The fabrication of OMFRs has previously been reported in Refs. 18 and 24. Briefly, these microcapillary resonators are fabricated from fused silica capillaries (Polymicro Technologies TSP-700850) of 850 μm outer diameter that are adiabatically drawn under laser heating used for softening the material. The diameter of an OMFR can be locally varied by modulating the laser power during the drawing process. Microcapillaries having microbottle geometry with 60-70 μm outer diameter can be easily produced by this method and support simultaneous confinement of optical and mechanical modes in the regions of the highest diameter. Typical optical quality factors for the bottle mode WGMs are around 107, while the breathing mechanical mode quality factors are typically around 103–104. Typical eigenfrequencies of the breathing mechanical vibrations of interest span 20-40 MHz. The specific 24 MHz mode used in this study (Fig. 1) has mechanical Q of 2700. One end of the device is connected to a syringe pump, using which analyte solutions can be flowed through at the desired rate. The OMFRs are vertically oriented during experiments to prevent particles from settling due to gravity.

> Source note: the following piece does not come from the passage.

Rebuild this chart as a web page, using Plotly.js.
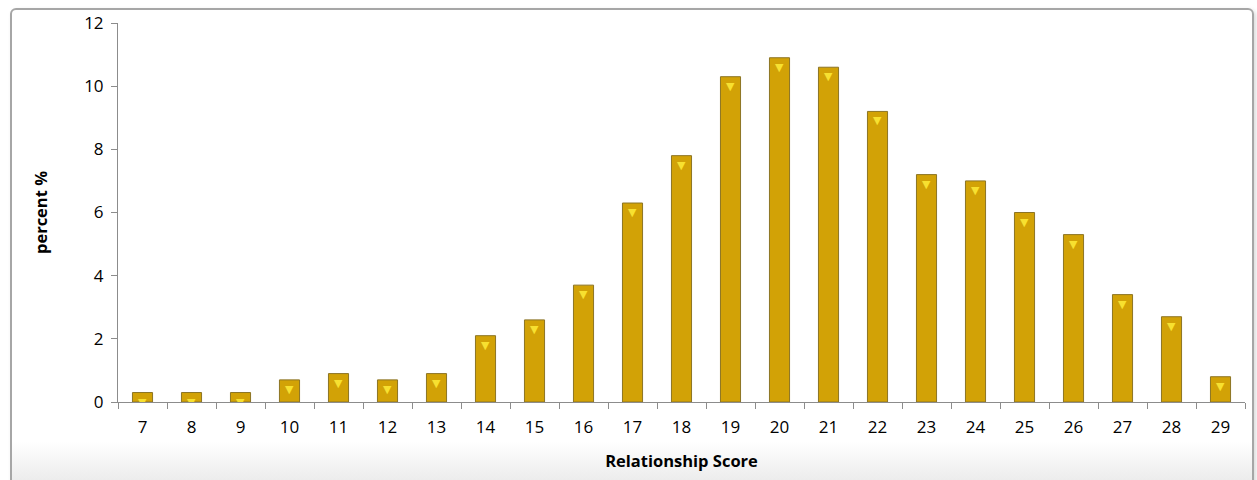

A schematic of our measurement setup is presented in Fig. 2. We employ a telecom laser probe (1520-1570 nm) to observe the OMFR’s optical WGMs through a tapered optical fiber as described above. The OMFR is placed in contact with the tapered fiber to minimize fluctuations of the taper-resonator coupling due to ambient vibration or by vibration induced due to fluid flow. An electronic spectrum analyzer (ESA) is used to monitor the mechanical vibrational spectrum via the detector photocurrent. While this detection system fundamentally has a very high bandwidth, the measurement rate is limited by the capability and complexity of the ESA. Quantification of the amplitude and frequency parameters of the mechanical vibration usually requires post-processing of the measured spectra, and thus is an innately slow measurement. Our proposal for improving the signal-to-noise ratio using electro-opto-mechanical measurement is inspired by techniques developed in previous work.25,26 The electrostatic actuator is implemented using two 100 μm diameter electrodes placed on either side of the OMFR, with a strong RF tone applied at ωRF near the mechanical resonance via a signal generator (SG). The frequency ωRF is selected such that the local amplitude response vs frequency has the highest slope, which in general also depends on the electronic feedthrough in the system. One of the electrodes is placed in contact with the OMFR to ensure direct mechanical actuation. The resulting mechanical excitation can be easily 50–60 dB above the thermal Brownian motion of the mode. As before, this mechanical signal generates optical sidebands that are detected as a beat note on the photodetector at frequency ωRF, as seen in the spectrum example presented in Fig. 1. A lock-in amplifier (LIA) (Stanford Research Systems model SR844) is used to monitor in real-time the transfer function (both amplitude and phase) from the RF signal input to the optical modulation on the photodetector at the frequency ωRF. Frequency shifts Δωm of the vibrational mode result in both amplitude and phase perturbations of this transfer function, with bandwidth only subject to the lock-in time constant. In this work we employed measurements of amplitude response to characterize perturbations of the mechanical mode. Changes in amplitude are converted to changes in the eigenfrequency of the mechanical mode through a calibration that we perform at the beginning and end of each experiment.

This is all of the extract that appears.